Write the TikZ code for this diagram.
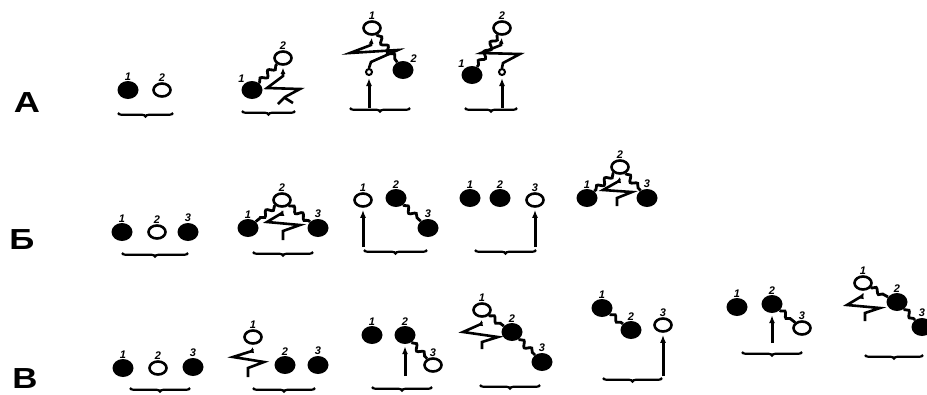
\documentclass[tikz,border=0pt]{standalone}
\usepackage{fontspec}
\setmainfont{Liberation Sans}
\usepackage{graphicx}
\usetikzlibrary{shapes.geometric,arrows.meta,decorations.pathmorphing,decorations.pathreplacing}
\tikzset{
  fc/.style={ellipse, fill=black, minimum width=21pt, minimum height=18pt, inner sep=0pt},
  oc/.style={ellipse, draw=black, line width=2.6pt, minimum width=17pt, minimum height=13pt, inner sep=0pt},
  sc/.style={circle, draw=black, line width=2pt, minimum size=6pt, inner sep=0pt},
  lab/.style={font=\fontsize{11}{11}\selectfont\bfseries\itshape, inner sep=0pt},
  every label/.style={lab},
  label distance=0.5pt,
  wavy/.style={line width=2.8pt, decorate, decoration={snake, amplitude=2.6pt, segment length=11pt, pre length=1pt, post length=1pt}},
  zz/.style={line width=2.6pt, line join=miter, -{Latex[length=6pt,width=5pt]}, shorten >=2pt},
  arr/.style={line width=3pt, -{Latex[length=8pt,width=6pt]}, shorten >=2pt},
  brc/.style={line width=2.2pt, decorate, decoration={brace, amplitude=3.5pt}},
  rowlab/.style={font=\fontsize{29}{29}\selectfont\bfseries, inner sep=0pt}
}
\begin{document}
\begin{tikzpicture}[x=1pt,y=-1pt]
\clip (0,0) rectangle (927,394);
\fill[white] (0,0) rectangle (927,394);

% ---------- Row A ----------
\node[rowlab] (rA) at (27,103) {\scalebox{1.25}[1]{A}};
% A1
\node[fc, label=above:1] (a11) at (128,90) {};
\node[oc, label=above:2] (a12) at (162,90) {};
\draw[brc] (173,113) -- (118,113);
% A2
\node[fc, label={above left:1}] (a21) at (252,90) {};
\node[oc, label=above:2] (a22) at (283,58) {};
\draw[wavy] (a21) -- (a22);
\coordinate (za2) at (278,104);
\draw[zz] (za2) -- (285,97) -- (300,89) -- (267,88) -- (283,76) -- (a22.south);
\draw[line width=2.6pt] (285,98) -- (293,103);
\draw[brc] (295,111) -- (242,111);
% A3
\node[oc, label=above:1] (a31) at (372,28) {};
\node[sc] (s3) at (369,72) {};
\node[fc, label={above right:2}] (a32) at (403,70) {};
\draw[wavy] (a31) -- (a32);
\draw[zz] (s3.north) -- (371,62) -- (398,50) -- (350,53) -- (371,45) -- (a31.south);
\coordinate (pa3) at (369,108);
\draw[arr] (pa3) -- (s3.south);
\draw[brc] (410,108) -- (350,108);
% A4
\node[oc, label=above:2] (a42) at (502,28) {};
\node[sc] (s4) at (502,72) {};
\node[fc, label={above left:1}] (a41) at (472,75) {};
\draw[wavy] (a42) -- (a41);
\draw[zz] (s4.north) -- (503,63) -- (520,54) -- (481,53) -- (501,45) -- (a42.south);
\coordinate (pa4) at (502,108);
\draw[arr] (pa4) -- (s4.south);
\draw[brc] (517,108) -- (465,108);

% ---------- Row B (Б) ----------
\node[rowlab] (rB) at (22,240) {\scalebox{1.2}[1]{Б}};
% B1
\node[fc, label=above:1] (b11) at (122,232) {};
\node[oc, label=above:2] (b12) at (157,232) {};
\node[fc, label=above:3] (b13) at (188,232) {};
\draw[brc] (188,253) -- (122,253);
% B2
\node[oc, label=above:2] (b22) at (282,200) {};
\node[fc, label=above:1] (b21) at (248,228) {};
\node[fc, label=above:3] (b23) at (318,228) {};
\draw[wavy] (b22) -- (b21);
\draw[wavy] (b22) -- (b23);
\coordinate (zb2) at (283,240);
\draw[zz] (zb2) -- (283,231) -- (300,225) -- (267,222) -- (282,213) -- (b22.south);
\draw[brc] (313,252) -- (253,252);
% B3
\node[oc, label=above:1] (b31) at (363,200) {};
\node[fc, label=above:2] (b32) at (396,198) {};
\node[fc, label=above:3] (b33) at (428,228) {};
\draw[wavy] (b32) -- (b33);
\coordinate (pb3) at (363,247);
\draw[arr] (pb3) -- (b31.south);
\draw[brc] (427,250) -- (364,250);
% B4
\node[fc, label=above:1] (b41) at (470,198) {};
\node[fc, label=above:2] (b42) at (500,198) {};
\node[oc, label=above:3] (b43) at (535,200) {};
\coordinate (pb4) at (535,247);
\draw[arr] (pb4) -- (b43.south);
\draw[brc] (536,250) -- (475,250);
% B5
\node[oc, label=above:2] (b52) at (620,167) {};
\node[fc, label=above:1] (b51) at (587,198) {};
\node[fc, label=above:3] (b53) at (647,198) {};
\draw[wavy] (b52) -- (b51);
\draw[wavy] (b52) -- (b53);
\coordinate (zb5) at (617,206);
\draw[zz] (zb5) -- (617,198) -- (632,192) -- (603,190) -- (619,181) -- (b52.south);

% ---------- Row C (В) ----------
\node[rowlab] (rC) at (25,379) {\scalebox{1.2}[1]{В}};
% C1
\node[fc, label=above:1] (c11) at (123,368) {};
\node[oc, label=above:2] (c12) at (158,368) {};
\node[fc, label=above:3] (c13) at (193,367) {};
\draw[brc] (190,388) -- (130,388);
% C2
\node[oc, label=above:1] (c21) at (253,337) {};
\node[fc, label=above:2] (c22) at (285,365) {};
\node[fc, label=above:3] (c23) at (318,365) {};
\coordinate (zc2) at (248,377);
\draw[zz] (zc2) -- (248,368) -- (264,362) -- (233,357) -- (252,351) -- (c21.south);
\draw[brc] (315,388) -- (253,388);
% C3
\node[fc, label=above:1] (c31) at (372,335) {};
\node[fc, label=above:2] (c32) at (405,335) {};
\node[oc, label=above:3] (c33) at (433,365) {};
\draw[wavy] (c32) -- (c33);
\coordinate (pc3) at (405,376);
\draw[arr] (pc3) -- (c32.south);
\draw[brc] (432,387) -- (372,387);
% C4
\node[oc, label=above:1] (c41) at (482,310) {};
\node[fc, label=above:2] (c42) at (512,332) {};
\node[fc, label=above:3] (c43) at (542,362) {};
\draw[wavy] (c41) -- (c42);
\draw[wavy] (c42) -- (c43);
\coordinate (zc4) at (482,349);
\draw[zz] (zc4) -- (482,342) -- (498,337) -- (463,332) -- (481,324) -- (c41.south);
\draw[brc] (540,385) -- (480,385);
% C5
\node[fc, label=above:1] (c51) at (602,308) {};
\node[fc, label=above:2] (c52) at (631,330) {};
\node[oc, label=above:3] (c53) at (663,325) {};
\draw[wavy] (c51) -- (c52);
\coordinate (pc5) at (663,376);
\draw[arr] (pc5) -- (c53.south);
\draw[brc] (662,378) -- (603,378);
% C6
\node[fc, label=above:1] (c61) at (737,307) {};
\node[fc, label=above:2] (c62) at (772,304) {};
\node[oc, label=above:3] (c63) at (802,328) {};
\draw[wavy] (c62) -- (c63);
\coordinate (pc6) at (772,343);
\draw[arr] (pc6) -- (c62.south);
\draw[brc] (802,352) -- (742,352);
% C7
\node[oc, label=above:1] (c71) at (863,283) {};
\node[fc, label=above:2] (c72) at (897,302) {};
\node[fc, label=above:3] (c73) at (922,327) {};
\draw[wavy] (c71) -- (c72);
\draw[wavy] (c72) -- (c73);
\coordinate (zc7) at (865,321);
\draw[zz] (zc7) -- (865,313) -- (880,308) -- (847,305) -- (862,296) -- (c71.south);
\draw[brc] (923,355) -- (865,355);
\end{tikzpicture}
\end{document}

Instructions to follow:
Leave out the pictures and transcribe everything else exactly.

Solved problem:
Write the TikZ code for this diagram.
\documentclass[tikz,border=0pt]{standalone}
\usepackage{fontspec}
\setmainfont{Liberation Sans}
\usepackage{graphicx}
\usetikzlibrary{shapes.geometric,arrows.meta,decorations.pathmorphing,decorations.pathreplacing}
\tikzset{
  fc/.style={ellipse, fill=black, minimum width=21pt, minimum height=18pt, inner sep=0pt},
  oc/.style={ellipse, draw=black, line width=2.6pt, minimum width=17pt, minimum height=13pt, inner sep=0pt},
  sc/.style={circle, draw=black, line width=2pt, minimum size=6pt, inner sep=0pt},
  lab/.style={font=\fontsize{11}{11}\selectfont\bfseries\itshape, inner sep=0pt},
  every label/.style={lab},
  label distance=0.5pt,
  wavy/.style={line width=2.8pt, decorate, decoration={snake, amplitude=2.6pt, segment length=11pt, pre length=1pt, post length=1pt}},
  zz/.style={line width=2.6pt, line join=miter, -{Latex[length=6pt,width=5pt]}, shorten >=2pt},
  arr/.style={line width=3pt, -{Latex[length=8pt,width=6pt]}, shorten >=2pt},
  brc/.style={line width=2.2pt, decorate, decoration={brace, amplitude=3.5pt}},
  rowlab/.style={font=\fontsize{29}{29}\selectfont\bfseries, inner sep=0pt}
}
\begin{document}
\begin{tikzpicture}[x=1pt,y=-1pt]
\clip (0,0) rectangle (927,394);
\fill[white] (0,0) rectangle (927,394);

% ---------- Row A ----------
\node[rowlab] (rA) at (27,103) {\scalebox{1.25}[1]{A}};
% A1
\node[fc, label=above:1] (a11) at (128,90) {};
\node[oc, label=above:2] (a12) at (162,90) {};
\draw[brc] (173,113) -- (118,113);
% A2
\node[fc, label={above left:1}] (a21) at (252,90) {};
\node[oc, label=above:2] (a22) at (283,58) {};
\draw[wavy] (a21) -- (a22);
\coordinate (za2) at (278,104);
\draw[zz] (za2) -- (285,97) -- (300,89) -- (267,88) -- (283,76) -- (a22.south);
\draw[line width=2.6pt] (285,98) -- (293,103);
\draw[brc] (295,111) -- (242,111);
% A3
\node[oc, label=above:1] (a31) at (372,28) {};
\node[sc] (s3) at (369,72) {};
\node[fc, label={above right:2}] (a32) at (403,70) {};
\draw[wavy] (a31) -- (a32);
\draw[zz] (s3.north) -- (371,62) -- (398,50) -- (350,53) -- (371,45) -- (a31.south);
\coordinate (pa3) at (369,108);
\draw[arr] (pa3) -- (s3.south);
\draw[brc] (410,108) -- (350,108);
% A4
\node[oc, label=above:2] (a42) at (502,28) {};
\node[sc] (s4) at (502,72) {};
\node[fc, label={above left:1}] (a41) at (472,75) {};
\draw[wavy] (a42) -- (a41);
\draw[zz] (s4.north) -- (503,63) -- (520,54) -- (481,53) -- (501,45) -- (a42.south);
\coordinate (pa4) at (502,108);
\draw[arr] (pa4) -- (s4.south);
\draw[brc] (517,108) -- (465,108);

% ---------- Row B (Б) ----------
\node[rowlab] (rB) at (22,240) {\scalebox{1.2}[1]{Б}};
% B1
\node[fc, label=above:1] (b11) at (122,232) {};
\node[oc, label=above:2] (b12) at (157,232) {};
\node[fc, label=above:3] (b13) at (188,232) {};
\draw[brc] (188,253) -- (122,253);
% B2
\node[oc, label=above:2] (b22) at (282,200) {};
\node[fc, label=above:1] (b21) at (248,228) {};
\node[fc, label=above:3] (b23) at (318,228) {};
\draw[wavy] (b22) -- (b21);
\draw[wavy] (b22) -- (b23);
\coordinate (zb2) at (283,240);
\draw[zz] (zb2) -- (283,231) -- (300,225) -- (267,222) -- (282,213) -- (b22.south);
\draw[brc] (313,252) -- (253,252);
% B3
\node[oc, label=above:1] (b31) at (363,200) {};
\node[fc, label=above:2] (b32) at (396,198) {};
\node[fc, label=above:3] (b33) at (428,228) {};
\draw[wavy] (b32) -- (b33);
\coordinate (pb3) at (363,247);
\draw[arr] (pb3) -- (b31.south);
\draw[brc] (427,250) -- (364,250);
% B4
\node[fc, label=above:1] (b41) at (470,198) {};
\node[fc, label=above:2] (b42) at (500,198) {};
\node[oc, label=above:3] (b43) at (535,200) {};
\coordinate (pb4) at (535,247);
\draw[arr] (pb4) -- (b43.south);
\draw[brc] (536,250) -- (475,250);
% B5
\node[oc, label=above:2] (b52) at (620,167) {};
\node[fc, label=above:1] (b51) at (587,198) {};
\node[fc, label=above:3] (b53) at (647,198) {};
\draw[wavy] (b52) -- (b51);
\draw[wavy] (b52) -- (b53);
\coordinate (zb5) at (617,206);
\draw[zz] (zb5) -- (617,198) -- (632,192) -- (603,190) -- (619,181) -- (b52.south);

% ---------- Row C (В) ----------
\node[rowlab] (rC) at (25,379) {\scalebox{1.2}[1]{В}};
% C1
\node[fc, label=above:1] (c11) at (123,368) {};
\node[oc, label=above:2] (c12) at (158,368) {};
\node[fc, label=above:3] (c13) at (193,367) {};
\draw[brc] (190,388) -- (130,388);
% C2
\node[oc, label=above:1] (c21) at (253,337) {};
\node[fc, label=above:2] (c22) at (285,365) {};
\node[fc, label=above:3] (c23) at (318,365) {};
\coordinate (zc2) at (248,377);
\draw[zz] (zc2) -- (248,368) -- (264,362) -- (233,357) -- (252,351) -- (c21.south);
\draw[brc] (315,388) -- (253,388);
% C3
\node[fc, label=above:1] (c31) at (372,335) {};
\node[fc, label=above:2] (c32) at (405,335) {};
\node[oc, label=above:3] (c33) at (433,365) {};
\draw[wavy] (c32) -- (c33);
\coordinate (pc3) at (405,376);
\draw[arr] (pc3) -- (c32.south);
\draw[brc] (432,387) -- (372,387);
% C4
\node[oc, label=above:1] (c41) at (482,310) {};
\node[fc, label=above:2] (c42) at (512,332) {};
\node[fc, label=above:3] (c43) at (542,362) {};
\draw[wavy] (c41) -- (c42);
\draw[wavy] (c42) -- (c43);
\coordinate (zc4) at (482,349);
\draw[zz] (zc4) -- (482,342) -- (498,337) -- (463,332) -- (481,324) -- (c41.south);
\draw[brc] (540,385) -- (480,385);
% C5
\node[fc, label=above:1] (c51) at (602,308) {};
\node[fc, label=above:2] (c52) at (631,330) {};
\node[oc, label=above:3] (c53) at (663,325) {};
\draw[wavy] (c51) -- (c52);
\coordinate (pc5) at (663,376);
\draw[arr] (pc5) -- (c53.south);
\draw[brc] (662,378) -- (603,378);
% C6
\node[fc, label=above:1] (c61) at (737,307) {};
\node[fc, label=above:2] (c62) at (772,304) {};
\node[oc, label=above:3] (c63) at (802,328) {};
\draw[wavy] (c62) -- (c63);
\coordinate (pc6) at (772,343);
\draw[arr] (pc6) -- (c62.south);
\draw[brc] (802,352) -- (742,352);
% C7
\node[oc, label=above:1] (c71) at (863,283) {};
\node[fc, label=above:2] (c72) at (897,302) {};
\node[fc, label=above:3] (c73) at (922,327) {};
\draw[wavy] (c71) -- (c72);
\draw[wavy] (c72) -- (c73);
\coordinate (zc7) at (865,321);
\draw[zz] (zc7) -- (865,313) -- (880,308) -- (847,305) -- (862,296) -- (c71.south);
\draw[brc] (923,355) -- (865,355);
\end{tikzpicture}
\end{document}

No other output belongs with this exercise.